In dieser für beide Seiten, den Staat wie die offiziellen Kirchen, unbefriedigenden Situation verändert die provisorische Übereinkunft zwischen Peking und dem Pontifex die Kräfteverhältnisse. Der Druck auf die Untergrundkirche nimmt zu. Entsprechend harsch fallen deren Reaktionen aus. Von einem „Abkommen mit dem Teufel“ ist die Rede, einem „moralischen Verrat an gläubigen Katholiken“.
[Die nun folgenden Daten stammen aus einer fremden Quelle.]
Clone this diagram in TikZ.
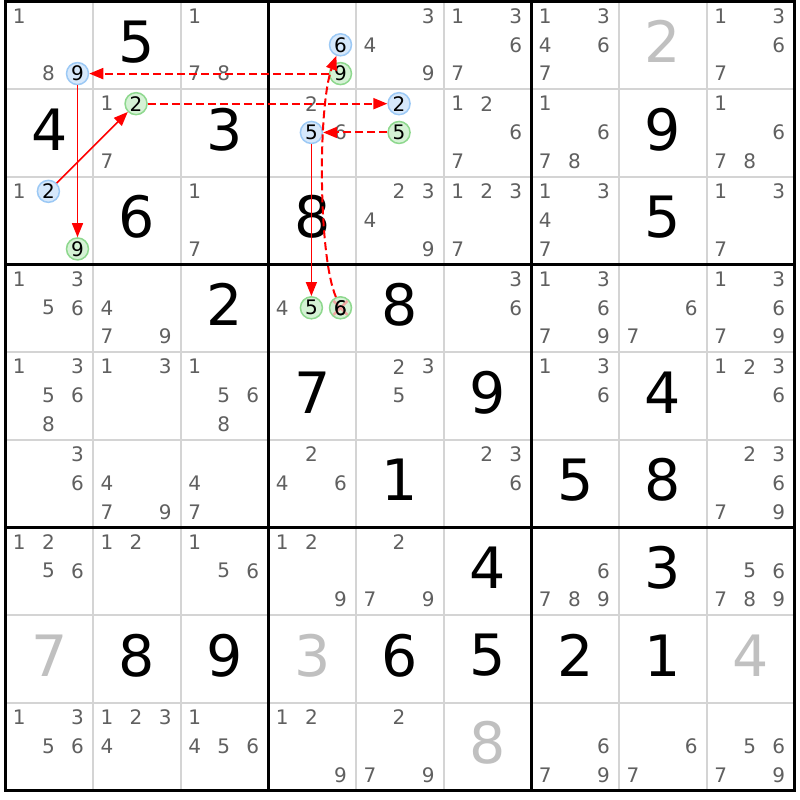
\documentclass[tikz,border=0pt]{standalone}
\usepackage{fontspec}
\setmainfont{DejaVu Sans}
\usetikzlibrary{arrows.meta}
\definecolor{candc}{HTML}{606060}
\definecolor{givgray}{HTML}{C0C0C0}
\definecolor{thinc}{HTML}{D4D4D4}
\definecolor{bfill}{HTML}{D6E8FB}
\definecolor{bline}{HTML}{9CC9F5}
\definecolor{gfill}{HTML}{D5F2D5}
\definecolor{gline}{HTML}{8ED88E}
\definecolor{linkred}{HTML}{FF0000}
\definecolor{pinkx}{HTML}{F59A9A}
\newcommand\sdPos[3]{%
  \pgfmathsetmacro\sdx{5.5+(#2-1)*87.667+13.8+29.1*mod(#3-1,3)}%
  \pgfmathsetmacro\sdy{1.5+(#1-1)*87.667+14.5+28.8*floor((#3-1)/3)}}
\newcommand\sdCand[3]{\sdPos{#1}{#2}{#3}\node[cand] (k#1#2#3) at (\sdx,\sdy) {#3};}
\newcommand\sdBlue[3]{\sdPos{#1}{#2}{#3}\node[candB] (k#1#2#3) at (\sdx,\sdy) {#3};}
\newcommand\sdGreen[3]{\sdPos{#1}{#2}{#3}\node[candG] (k#1#2#3) at (\sdx,\sdy) {#3};}
\newcommand\sdGiven[4][given]{\node[#1] (g#2#3) at ({5.5+(#3-0.5)*87.667},{1.5+(#2-0.5)*87.667-3.5}) {#4};}
\begin{document}
\begin{tikzpicture}[x=1pt,y=-1pt,
  cand/.style={text=candc, font=\fontsize{20}{20}\selectfont, inner sep=0pt},
  candB/.style={circle, draw=bline, fill=bfill, line width=1.5pt, minimum size=22pt, inner sep=0pt, text=black, font=\fontsize{20}{20}\selectfont},
  candG/.style={candB, draw=gline, fill=gfill},
  given/.style={font=\fontsize{57}{57}\selectfont, inner sep=0pt, text=black},
  givenG/.style={given, text=givgray},
  thinline/.style={color=thinc, line width=2pt},
  thickline/.style={color=black, line width=3pt},
  strong/.style={color=linkred, line width=1.5pt, -{Triangle[length=14pt,width=11pt]}},
  weak/.style={strong, line width=2pt, dash pattern=on 8pt off 4pt},
  elim/.style={color=pinkx, line width=2.5pt, opacity=0.85},
]
\useasboundingbox (0,0) rectangle (800,800);
\fill[white] (0,0) rectangle (800,800);
% grid
\foreach \i in {1,2,4,5,7,8} {
  \draw[thinline] ({5.5+\i*87.667},1.5) -- ({5.5+\i*87.667},790.5);
  \draw[thinline] (5.5,{1.5+\i*87.667}) -- (794.5,{1.5+\i*87.667});
}
\foreach \i in {0,3,6,9} {
  \draw[thickline] ({5.5+\i*87.667},0) -- ({5.5+\i*87.667},792);
  \draw[thickline] (4,{1.5+\i*87.667}) -- (796,{1.5+\i*87.667});
}
% givens
\foreach \r/\c/\v in {1/2/5, 2/1/4, 2/3/3, 2/8/9, 3/2/6, 3/4/8, 3/8/5,
  4/3/2, 4/5/8, 5/4/7, 5/6/9, 5/8/4, 6/5/1, 6/7/5, 6/8/8,
  7/6/4, 7/8/3, 8/2/8, 8/3/9, 8/5/6, 8/6/5, 8/7/2, 8/8/1}
  {\sdGiven{\r}{\c}{\v}}
\foreach \r/\c/\v in {1/8/2, 8/1/7, 8/4/3, 8/9/4, 9/6/8}
  {\sdGiven[givenG]{\r}{\c}{\v}}
% candidates
\foreach \r/\c/\ds in {1/1/{1,8}, 1/3/{1,7,8}, 1/5/{3,4,9}, 1/6/{1,3,6,7},
  1/7/{1,3,4,6,7}, 1/9/{1,3,6,7},
  2/2/{1,7}, 2/4/{2,6}, 2/6/{1,2,6,7}, 2/7/{1,6,7,8}, 2/9/{1,6,7,8},
  3/1/{1}, 3/3/{1,7}, 3/5/{2,3,4,9}, 3/6/{1,2,3,7}, 3/7/{1,3,4,7}, 3/9/{1,3,7},
  4/1/{1,3,5,6}, 4/2/{4,7,9}, 4/4/{4}, 4/6/{3,6}, 4/7/{1,3,6,7,9}, 4/8/{6,7}, 4/9/{1,3,6,7,9},
  5/1/{1,3,5,6,8}, 5/2/{1,3}, 5/3/{1,5,6,8}, 5/5/{2,3,5}, 5/7/{1,3,6}, 5/9/{1,2,3,6},
  6/1/{3,6}, 6/2/{4,7,9}, 6/3/{4,7}, 6/4/{2,4,6}, 6/6/{2,3,6}, 6/9/{2,3,6,7,9},
  7/1/{1,2,5,6}, 7/2/{1,2}, 7/3/{1,5,6}, 7/4/{1,2,9}, 7/5/{2,7,9}, 7/7/{6,7,8,9}, 7/9/{5,6,7,8,9},
  9/1/{1,3,5,6}, 9/2/{1,2,3,4}, 9/3/{1,4,5,6}, 9/4/{1,2,9}, 9/5/{2,7,9}, 9/7/{6,7,9}, 9/8/{6,7}, 9/9/{5,6,7,9}}
  {\foreach \d in \ds {\sdCand{\r}{\c}{\d}}}
% highlighted candidates
\sdBlue{1}{1}{9}
\sdBlue{1}{4}{6}
\sdGreen{1}{4}{9}
\sdGreen{2}{2}{2}
\sdBlue{2}{4}{5}
\sdBlue{2}{5}{2}
\sdGreen{2}{5}{5}
\sdBlue{3}{1}{2}
\sdGreen{3}{1}{9}
\sdGreen{4}{4}{5}
\sdGreen{4}{4}{6}
% elimination mark
\draw[elim] ([shift={(-7,-7)}]k446.center) -- ([shift={(7,7)}]k446.center);
\draw[elim] ([shift={(-7,7)}]k446.center) -- ([shift={(7,-7)}]k446.center);
\node[text=black, font=\fontsize{20}{20}\selectfont, inner sep=0pt] (k446t) at (k446.center) {6};
% links
\draw[strong] (k312) -- (k222);
\draw[weak] (k222) -- (k252);
\draw[weak] (k255) -- (k245);
\draw[strong] (k245) -- (k445);
\draw[weak] (k446) .. controls (318,255) and (318,105) .. (k146);
\draw[weak] (k149) -- (k119);
\draw[strong] (k119) -- (k319);
\end{tikzpicture}
\end{document}
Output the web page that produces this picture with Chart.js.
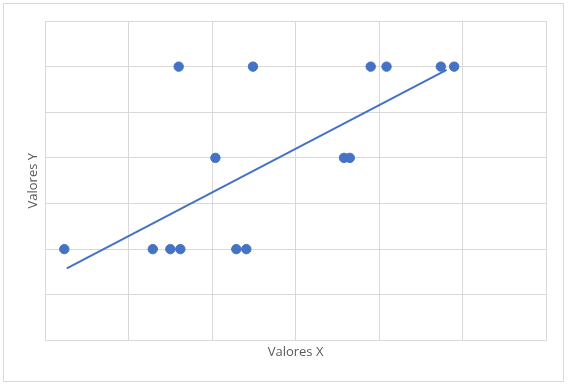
<!DOCTYPE html>
<html lang="es">
<head>
  <meta charset="UTF-8">
  <title>Valores X / Valores Y</title>
  <style>
    html, body { margin: 0; padding: 0; background: #fff; }
    #wrap { position: relative; width: 568px; height: 387px; }
    #marco { position: absolute; left: 3px; top: 3px; width: 559px; height: 377px; border: 1px solid #d9d9d9; pointer-events: none; }
  </style>
</head>
<body>
  <div id="wrap">
    <canvas id="grafico"></canvas>
    <div id="marco"></div>
  </div>

  <script src="https://cdn.jsdelivr.net/npm/chart.js"></script>
  <script>
    // puntos
    const valoresX = [0.23, 1.29, 1.50, 1.62, 2.29, 2.41, 1.60, 2.49, 2.04, 3.58, 3.65, 3.90, 4.09, 4.74, 4.90];
    const valoresY = [2, 2, 2, 2, 2, 2, 6, 6, 4, 4, 4, 6, 6, 6, 6];

    // linea de tendencia (extremos)
    const tendenciaX = [0.26, 4.81];
    const tendenciaY = [1.58, 5.93];

    const azul = '#4472C4';
    const gris = '#d9d9d9';

    const puntos = valoresX.map((x, i) => ({ x: x, y: valoresY[i] }));
    const tendencia = tendenciaX.map((x, i) => ({ x: x, y: tendenciaY[i] }));

    const lienzo = document.getElementById('grafico');

    new Chart(lienzo, {
      type: 'scatter',
      data: {
        datasets: [
          {
            label: 'Valores Y',
            data: puntos,
            backgroundColor: azul,
            borderColor: azul,
            pointRadius: 4.7,
            pointHoverRadius: 4.7,
            order: 1
          },
          {
            label: 'Tendencia',
            type: 'line',
            data: tendencia,
            borderColor: azul,
            borderWidth: 2,
            pointRadius: 0,
            fill: false,
            order: 2
          }
        ]
      },
      options: {
        responsive: true,
        maintainAspectRatio: false,
        animation: false,
        layout: {
          padding: { left: 21.5, right: 22, top: 21, bottom: 23 }
        },
        plugins: {
          legend: { display: false },
          tooltip: { enabled: false }
        },
        scales: {
          x: {
            type: 'linear',
            min: 0,
            max: 6,
            ticks: { display: false, stepSize: 1 },
            grid: { color: gris, drawTicks: false },
            border: { color: gris },
            title: {
              display: true,
              text: 'Valores X',
              color: '#595959',
              font: { family: 'Open Sans', size: 13 },
              padding: { top: 4, bottom: 4 }
            }
          },
          y: {
            type: 'linear',
            min: 0,
            max: 7,
            ticks: { display: false, stepSize: 1 },
            grid: { color: gris, drawTicks: false },
            border: { color: gris },
            title: {
              display: true,
              text: 'Valores Y',
              color: '#595959',
              font: { family: 'Open Sans', size: 13 },
              padding: { top: 4, bottom: 4 }
            }
          }
        }
      }
    });
  </script>
</body>
</html>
Hongkongs emeritierter Bischof, Kardinal Joseph Zen Ze-kiun, der in Schanghai aufgewachsen ist, wirft Rom Naivität vor und warnt vor einem „Ausverkauf“. Die Mitglieder der Untergrundkirche fühlten sich im Stich gelassen. „All die Jahrzehnte haben sie der Kommunistischen Partei und der von ihr aufgebauten falschen Kirche widerstanden.
Nun stehen sie da wie begossene Pudel.“ Papst Franziskus habe immer wieder das Recht auf Widerstand aus Gewissensgründen verteidigt, sagt der 86-jährige Geistliche. „Ich sage den Menschen: Nehmt dieses Recht wahr! Wenn sie auf euch zugehen und sagen: Werdet Mitglieder der offiziellen Partei-Kirche, dann weigert euch.“
Der Papst als Komplize im Kampf gegen die Untergrundkirche
Papst Franziskus indes hat vor allem die Einheit der katholischen Kirche im Blick. Das Abkommen solle zu einer Überwindung anhaltender Konflikte beitragen, heißt es in einer Botschaft an die Katholiken in China. Der mit den Behörden aufgenommene Dialog solle zu gegenseitigem Respekt und zum „Aufbau einer gemeinsamen Zukunft in größter Harmonie“ beitragen. „Ich fordere deshalb alle katholischen Chinesen auf, zu Urhebern der Versöhnung zu werden.“ Sie sollten gute Bürger sein, die ihre Heimat lieben und ihrem Land dienen.
Es ist ein Balanceakt. China gewinnt den Papst als Komplizen im Kampf gegen die katholische Untergrundkirche, der außerdem darauf verzichtet, chinesische Menschenrechtsverstöße und Verletzungen des Rechts auf Religionsfreiheit öffentlich anzuprangern. Der Papst wiederum weicht das chinesische Prinzip auf, sich nicht in die inneren Angelegenheiten einmischen zu dürfen. Er leitet einen Prozess ein, von dem er sich eine Überwindung des Schismas der katholischen Kirche in China erhofft, und er ebnet den Weg, um die spirituelle Dynamik im Land mit beeinflussen zu können.
Am Ende dieses Weges könnte die Wiederaufnahme diplomatischer Beziehungen stehen – und womöglich sogar eine Reise des katholischen Kirchenoberhauptes nach China. Wovon träumt der Papst? Das weiß nur er allein. Auf der Liste seiner Träume dürfte ein solcher Besuch ziemlich weit oben stehen.